I have to match asd["]"] inside asd["]"] asd

I use regular expression:

/([a-z]+?(\[[^,\]]*?\]|\[\".*\"\]))/u

but it gives me asd["]

If I change the order of OR elements in regular expression:

/([a-z]+?(\[\".*\"\]|\[[^,\]]*?\]))/u

I can get desired result, but I believe this way some other cases could not work. This is minified version of my regular expression.

How could I point to regular expression to chose longest possible match (act greedy)?

Edit:

With regexp:

/{((\"a\")|([^b]*)})/u

I get

{c {"a"}

from

{b{c {"a"} b}

In this case regexp chose second OR statement which is longer than first.

For some reason, in your two alternatives you made the one ungreedy that does not need it and left the one greedy that actually needs to be ungreedy. To solve your problem with regular expressions (although it will have some caveats), you should probably use negated character classes in any case:

'/([a-z]+?)\[([^"\[\]]*|"[^"]*")\]/'

This should work fine for your given example. It will find the innermost asd[something here] or asd["something with [][] here"] .

I was speaking of caveats. For the non-quoted case this cannot find nested occurrences. In asd[b efg[something]] it will match efg[something] and not the outer brackets. However , even if it could, then you would lose the inner match, because matches cannot overlap . If your desire is to find the outermost valid brackets (so only the full string in the given example), you should look into PCRE's recursion capabilities . Just note that you have to decide on innermost or outermost.
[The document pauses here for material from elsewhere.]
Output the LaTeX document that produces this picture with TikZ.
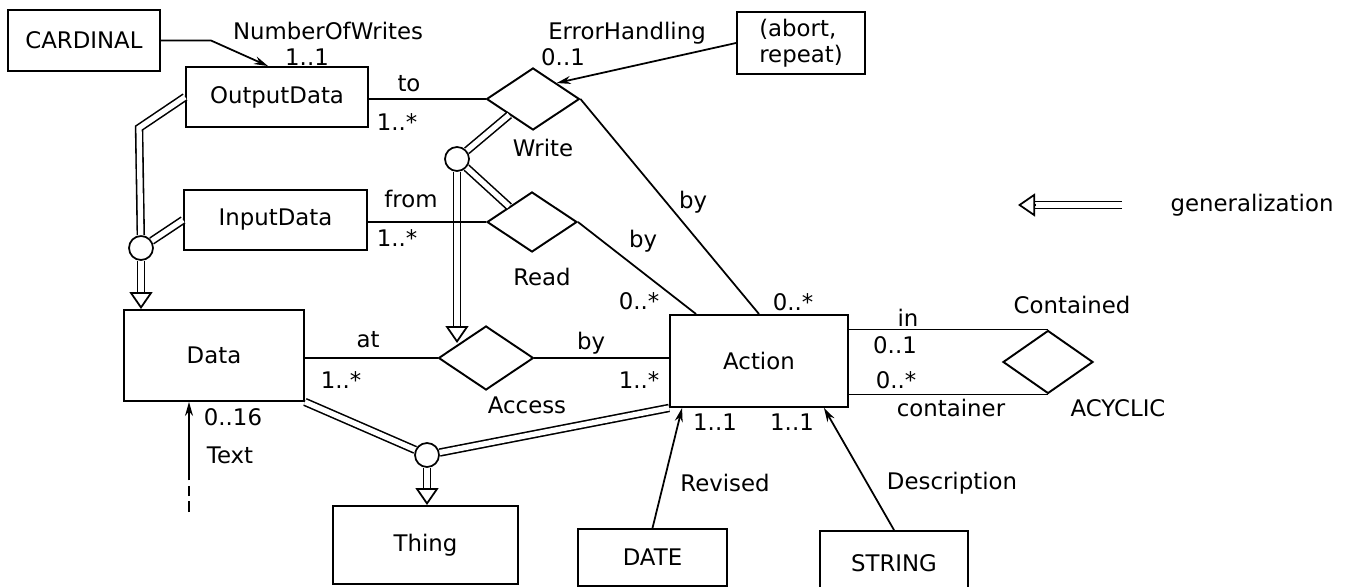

Neither preg_match nor preg_match_all will find you all nested matches.

This regex seemed to work for me:

/([a-z]+(\[[^,]*\]|\[\".*\"\]))/

In it I simply removed the \\] inside the [^,\\]] section of your original regex, and removed all non-greedy wildcards, though they seemed to be having no effect anyway.
If you're looking for nested structures, looking for " not closing symbol " will never find you your longest match, as it will always stop at the first (innermost) closing character, so you have to pick something else that's unique inside the enclosure.